Code that draws figures:
========
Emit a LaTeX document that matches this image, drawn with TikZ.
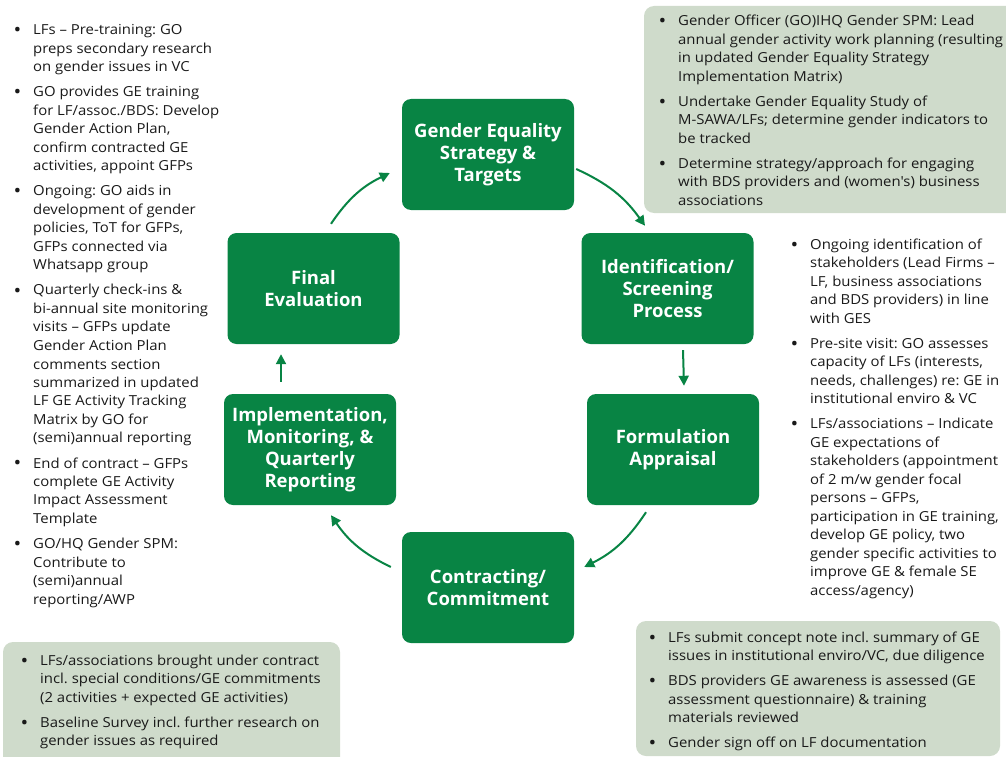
\documentclass[tikz,border=0pt]{standalone}
\usepackage{fontspec}
\setmainfont{Open Sans}
\newfontfamily\notefont{Open Sans}[FakeStretch=1.08]
\usetikzlibrary{arrows.meta,calc}
\frenchspacing

\definecolor{stepgreen}{RGB}{8,132,68}
\definecolor{notegrey}{RGB}{207,219,203}
\definecolor{bodytext}{RGB}{25,25,25}

% one bullet point with a hanging indent; lines are broken by hand with \\
\newcommand{\bitem}[1]{\par\noindent\hangindent=16pt\hangafter=1%
  \makebox[16pt][l]{\hspace{-3.5pt}\raisebox{-2pt}{\fontsize{19}{0}\selectfont •}}%
  {\let\\\newline#1}}
% a column of bullet points
\newcommand{\bulletlist}[2]{\parbox[t]{#1}{\raggedright\frenchspacing\setlength{\parskip}{6.5pt}#2}}

\tikzset{
  stepbox/.style={fill=stepgreen, rounded corners=9pt, minimum width=172pt,
    minimum height=111pt, inner sep=0pt, text=white, align=center,
    font=\bfseries\fontsize{18.5}{22}\selectfont},
  notes/.style={anchor=base west, inner sep=0pt, text=bodytext,
    font=\notefont\fontsize{13.8}{18.5}\selectfont},
  notebox/.style={fill=notegrey, rounded corners=10pt},
  flow/.style={draw=stepgreen, line width=2pt, -{Triangle[length=10pt,width=10pt]}},
}

\begin{document}
\begin{tikzpicture}[x=1pt, y=-1pt]
\useasboundingbox (0,0) rectangle (1006,757);
\clip (0,0) rectangle (1006,757);

% shaded panels behind some of the notes
\path[notebox] (644,6) rectangle (1040,213);
\path[notebox] (636,621) rectangle (1000,756);
\path[notebox] (3,642) rectangle (340,790);

% the six stages of the cycle
\node[stepbox] (gest)  at (488,154.5) {Gender Equality\\Strategy \&\\Targets};
\node[stepbox] (ident) at (667.5,288.5) {Identification/\\Screening\\Process};
\node[stepbox] (form)  at (673,449.5) {Formulation\\Appraisal};
\node[stepbox] (contr) at (488,587.5) {Contracting/\\Commitment};
\node[stepbox] (impl)  at (310,449.5) {Implementation,\\Monitoring, \&\\Quarterly\\Reporting};
\node[stepbox] (final) at (313.5,288.5) {Final\\Evaluation};

% arrows running clockwise round the cycle
\draw[flow] ($(gest.east)+(2,14.5)$) to[bend left=15] ($(ident.north)+(-22.5,-7)$);
\draw[flow] ($(ident.south)+(15.5,6)$) -- ($(form.north)+(11,-8)$);
\draw[flow] ($(form.south)+(-27,7)$) to[bend left=15] ($(contr.east)+(10,-20.5)$);
\draw[flow] ($(contr.west)+(-11,-20.5)$) to[bend left=15] ($(impl.south)+(21,10)$);
\draw[flow] ($(impl.north)+(-29,-12)$) -- ($(final.south)+(-32.5,10)$);
\draw[flow] ($(final.north)+(17.5,-9)$) to[bend left=15] ($(gest.west)+(-12,18.5)$);

% notes on the left
\node[notes] (leftnotes) at (17,35) {\bulletlist{230pt}{%
\bitem{LFs – Pre-training: GO\\preps secondary research\\on gender issues in VC}
\bitem{GO provides GE training\\for LF/assoc./BDS: Develop\\Gender Action Plan,\\confirm contracted GE\\activities, appoint GFPs}
\bitem{Ongoing: GO aids in\\development of gender\\policies, ToT for GFPs,\\GFPs connected via\\Whatsapp group}
\bitem{Quarterly check-ins \&\\bi-annual site monitoring\\visits – GFPs update\\Gender Action Plan\\comments section\\summarized in updated\\LF GE Activity Tracking\\Matrix by GO for\\(semi)annual reporting}
\bitem{End of contract – GFPs\\complete GE Activity\\Impact Assessment\\Template}
\bitem{GO/HQ Gender SPM:\\Contribute to\\(semi)annual\\reporting/AWP}}};

% notes at the top right
\node[notes] (topnotes) at (662,26) {\bulletlist{420pt}{%
\bitem{Gender Officer (GO)IHQ Gender SPM: Lead\\annual gender activity work planning (resulting\\in updated Gender Equality Strategy\\Implementation Matrix)}
\bitem{Undertake Gender Equality Study of\\M-SAWA/LFs; determine gender indicators to\\be tracked}
\bitem{Determine strategy/approach for engaging\\with BDS providers and (women's) business\\associations}}};

% notes on the right
\node[notes] (rightnotes) at (794,249) {\bulletlist{230pt}{%
\bitem{Ongoing identification of\\stakeholders (Lead Firms –\\LF, business associations\\and BDS providers) in line\\with GES}
\bitem{Pre-site visit: GO assesses\\capacity of LFs (interests,\\needs, challenges) re: GE in\\institutional enviro \& VC}
\bitem{LFs/associations – Indicate\\GE expectations of\\stakeholders (appointment\\of 2 m/w gender focal\\persons – GFPs,\\participation in GE training,\\develop GE policy, two\\gender specific activities to\\improve GE \& female SE\\access/agency)}}};

% notes at the bottom right
\node[notes] (bottomright) at (652,642) {\bulletlist{380pt}{%
\bitem{LFs submit concept note incl. summary of GE\\issues in institutional enviro/VC, due diligence}
\bitem{BDS providers GE awareness is assessed (GE\\assessment questionnaire) \& training\\materials reviewed}
\bitem{Gender sign off on LF documentation}}};

% notes at the bottom left
\node[notes] (bottomleft) at (24,665) {\bulletlist{340pt}{%
\bitem{LFs/associations brought under contract\\incl. special conditions/GE commitments\\(2 activities + expected GE activities)}
\bitem{Baseline Survey incl. further research on\\gender issues as required}}};
\end{tikzpicture}
\end{document}
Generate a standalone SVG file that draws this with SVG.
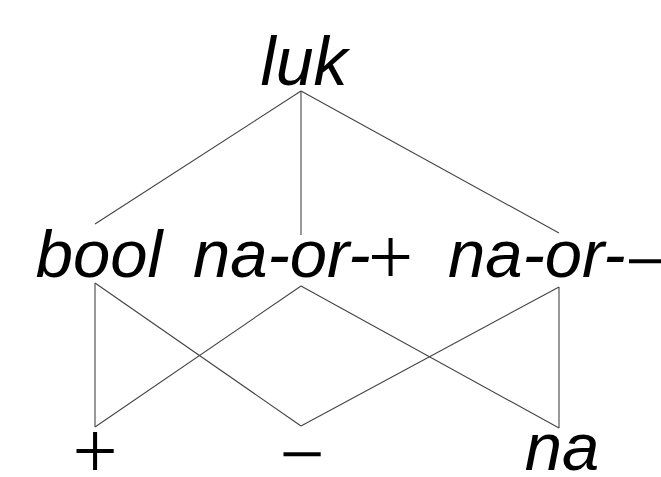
<svg xmlns="http://www.w3.org/2000/svg" width="661" height="477" viewBox="0 0 661 477">
<style>
.lbl{font-family:"Liberation Sans",Arial,sans-serif;font-style:italic;font-size:67px;fill:#000}
.sym{font-family:"Liberation Serif","Times New Roman",serif;font-style:normal;font-size:80px;fill:#000}
.edge{stroke:#444;stroke-width:1.1;fill:none}
</style>
<rect width="661" height="477" fill="#fff"/>
<g id="connectors">
<line class="edge" x1="301" y1="91" x2="95" y2="224"/>
<line class="edge" x1="301" y1="91" x2="301" y2="235"/>
<line class="edge" x1="301" y1="91" x2="559" y2="233"/>
<line class="edge" x1="95" y1="283" x2="95" y2="427"/>
<line class="edge" x1="95" y1="283" x2="301" y2="426"/>
<line class="edge" x1="301" y1="286" x2="95" y2="427"/>
<line class="edge" x1="301" y1="286" x2="559" y2="428"/>
<line class="edge" x1="559" y1="287" x2="301" y2="426"/>
<line class="edge" x1="559" y1="287" x2="559" y2="428"/>
</g>
<g id="node-luk"><text class="lbl" style="font-size:68px" x="304" y="85" text-anchor="middle">luk</text></g>
<g id="node-bool"><text class="lbl" x="99" y="277" text-anchor="middle">bool</text></g>
<g id="node-na-or-plus"><text class="lbl" x="193" y="277">na-or-<tspan class="sym" x="368" y="284">+</tspan></text></g>
<g id="node-na-or-minus"><text class="lbl" x="448" y="277">na-or-<tspan class="sym" x="625" y="288">−</tspan></text></g>
<g id="node-plus"><text class="sym" x="95" y="478" text-anchor="middle">+</text></g>
<g id="node-minus"><text class="sym" x="302" y="481" text-anchor="middle">−</text></g>
<g id="node-na"><text class="lbl" x="562" y="470" text-anchor="middle">na</text></g>
</svg>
========
Exercise goal:
Reproduce the data verbatim. Do not carry any picture into the copy.

Exercise output:
Emit a LaTeX document that matches this image, drawn with TikZ.
\documentclass[tikz,border=0pt]{standalone}
\usepackage{fontspec}
\setmainfont{Open Sans}
\newfontfamily\notefont{Open Sans}[FakeStretch=1.08]
\usetikzlibrary{arrows.meta,calc}
\frenchspacing

\definecolor{stepgreen}{RGB}{8,132,68}
\definecolor{notegrey}{RGB}{207,219,203}
\definecolor{bodytext}{RGB}{25,25,25}

% one bullet point with a hanging indent; lines are broken by hand with \\
\newcommand{\bitem}[1]{\par\noindent\hangindent=16pt\hangafter=1%
  \makebox[16pt][l]{\hspace{-3.5pt}\raisebox{-2pt}{\fontsize{19}{0}\selectfont •}}%
  {\let\\\newline#1}}
% a column of bullet points
\newcommand{\bulletlist}[2]{\parbox[t]{#1}{\raggedright\frenchspacing\setlength{\parskip}{6.5pt}#2}}

\tikzset{
  stepbox/.style={fill=stepgreen, rounded corners=9pt, minimum width=172pt,
    minimum height=111pt, inner sep=0pt, text=white, align=center,
    font=\bfseries\fontsize{18.5}{22}\selectfont},
  notes/.style={anchor=base west, inner sep=0pt, text=bodytext,
    font=\notefont\fontsize{13.8}{18.5}\selectfont},
  notebox/.style={fill=notegrey, rounded corners=10pt},
  flow/.style={draw=stepgreen, line width=2pt, -{Triangle[length=10pt,width=10pt]}},
}

\begin{document}
\begin{tikzpicture}[x=1pt, y=-1pt]
\useasboundingbox (0,0) rectangle (1006,757);
\clip (0,0) rectangle (1006,757);

% shaded panels behind some of the notes
\path[notebox] (644,6) rectangle (1040,213);
\path[notebox] (636,621) rectangle (1000,756);
\path[notebox] (3,642) rectangle (340,790);

% the six stages of the cycle
\node[stepbox] (gest)  at (488,154.5) {Gender Equality\\Strategy \&\\Targets};
\node[stepbox] (ident) at (667.5,288.5) {Identification/\\Screening\\Process};
\node[stepbox] (form)  at (673,449.5) {Formulation\\Appraisal};
\node[stepbox] (contr) at (488,587.5) {Contracting/\\Commitment};
\node[stepbox] (impl)  at (310,449.5) {Implementation,\\Monitoring, \&\\Quarterly\\Reporting};
\node[stepbox] (final) at (313.5,288.5) {Final\\Evaluation};

% arrows running clockwise round the cycle
\draw[flow] ($(gest.east)+(2,14.5)$) to[bend left=15] ($(ident.north)+(-22.5,-7)$);
\draw[flow] ($(ident.south)+(15.5,6)$) -- ($(form.north)+(11,-8)$);
\draw[flow] ($(form.south)+(-27,7)$) to[bend left=15] ($(contr.east)+(10,-20.5)$);
\draw[flow] ($(contr.west)+(-11,-20.5)$) to[bend left=15] ($(impl.south)+(21,10)$);
\draw[flow] ($(impl.north)+(-29,-12)$) -- ($(final.south)+(-32.5,10)$);
\draw[flow] ($(final.north)+(17.5,-9)$) to[bend left=15] ($(gest.west)+(-12,18.5)$);

% notes on the left
\node[notes] (leftnotes) at (17,35) {\bulletlist{230pt}{%
\bitem{LFs – Pre-training: GO\\preps secondary research\\on gender issues in VC}
\bitem{GO provides GE training\\for LF/assoc./BDS: Develop\\Gender Action Plan,\\confirm contracted GE\\activities, appoint GFPs}
\bitem{Ongoing: GO aids in\\development of gender\\policies, ToT for GFPs,\\GFPs connected via\\Whatsapp group}
\bitem{Quarterly check-ins \&\\bi-annual site monitoring\\visits – GFPs update\\Gender Action Plan\\comments section\\summarized in updated\\LF GE Activity Tracking\\Matrix by GO for\\(semi)annual reporting}
\bitem{End of contract – GFPs\\complete GE Activity\\Impact Assessment\\Template}
\bitem{GO/HQ Gender SPM:\\Contribute to\\(semi)annual\\reporting/AWP}}};

% notes at the top right
\node[notes] (topnotes) at (662,26) {\bulletlist{420pt}{%
\bitem{Gender Officer (GO)IHQ Gender SPM: Lead\\annual gender activity work planning (resulting\\in updated Gender Equality Strategy\\Implementation Matrix)}
\bitem{Undertake Gender Equality Study of\\M-SAWA/LFs; determine gender indicators to\\be tracked}
\bitem{Determine strategy/approach for engaging\\with BDS providers and (women's) business\\associations}}};

% notes on the right
\node[notes] (rightnotes) at (794,249) {\bulletlist{230pt}{%
\bitem{Ongoing identification of\\stakeholders (Lead Firms –\\LF, business associations\\and BDS providers) in line\\with GES}
\bitem{Pre-site visit: GO assesses\\capacity of LFs (interests,\\needs, challenges) re: GE in\\institutional enviro \& VC}
\bitem{LFs/associations – Indicate\\GE expectations of\\stakeholders (appointment\\of 2 m/w gender focal\\persons – GFPs,\\participation in GE training,\\develop GE policy, two\\gender specific activities to\\improve GE \& female SE\\access/agency)}}};

% notes at the bottom right
\node[notes] (bottomright) at (652,642) {\bulletlist{380pt}{%
\bitem{LFs submit concept note incl. summary of GE\\issues in institutional enviro/VC, due diligence}
\bitem{BDS providers GE awareness is assessed (GE\\assessment questionnaire) \& training\\materials reviewed}
\bitem{Gender sign off on LF documentation}}};

% notes at the bottom left
\node[notes] (bottomleft) at (24,665) {\bulletlist{340pt}{%
\bitem{LFs/associations brought under contract\\incl. special conditions/GE commitments\\(2 activities + expected GE activities)}
\bitem{Baseline Survey incl. further research on\\gender issues as required}}};
\end{tikzpicture}
\end{document}
Generate a standalone SVG file that draws this with SVG.
<svg xmlns="http://www.w3.org/2000/svg" width="661" height="477" viewBox="0 0 661 477">
<style>
.lbl{font-family:"Liberation Sans",Arial,sans-serif;font-style:italic;font-size:67px;fill:#000}
.sym{font-family:"Liberation Serif","Times New Roman",serif;font-style:normal;font-size:80px;fill:#000}
.edge{stroke:#444;stroke-width:1.1;fill:none}
</style>
<rect width="661" height="477" fill="#fff"/>
<g id="connectors">
<line class="edge" x1="301" y1="91" x2="95" y2="224"/>
<line class="edge" x1="301" y1="91" x2="301" y2="235"/>
<line class="edge" x1="301" y1="91" x2="559" y2="233"/>
<line class="edge" x1="95" y1="283" x2="95" y2="427"/>
<line class="edge" x1="95" y1="283" x2="301" y2="426"/>
<line class="edge" x1="301" y1="286" x2="95" y2="427"/>
<line class="edge" x1="301" y1="286" x2="559" y2="428"/>
<line class="edge" x1="559" y1="287" x2="301" y2="426"/>
<line class="edge" x1="559" y1="287" x2="559" y2="428"/>
</g>
<g id="node-luk"><text class="lbl" style="font-size:68px" x="304" y="85" text-anchor="middle">luk</text></g>
<g id="node-bool"><text class="lbl" x="99" y="277" text-anchor="middle">bool</text></g>
<g id="node-na-or-plus"><text class="lbl" x="193" y="277">na-or-<tspan class="sym" x="368" y="284">+</tspan></text></g>
<g id="node-na-or-minus"><text class="lbl" x="448" y="277">na-or-<tspan class="sym" x="625" y="288">−</tspan></text></g>
<g id="node-plus"><text class="sym" x="95" y="478" text-anchor="middle">+</text></g>
<g id="node-minus"><text class="sym" x="302" y="481" text-anchor="middle">−</text></g>
<g id="node-na"><text class="lbl" x="562" y="470" text-anchor="middle">na</text></g>
</svg>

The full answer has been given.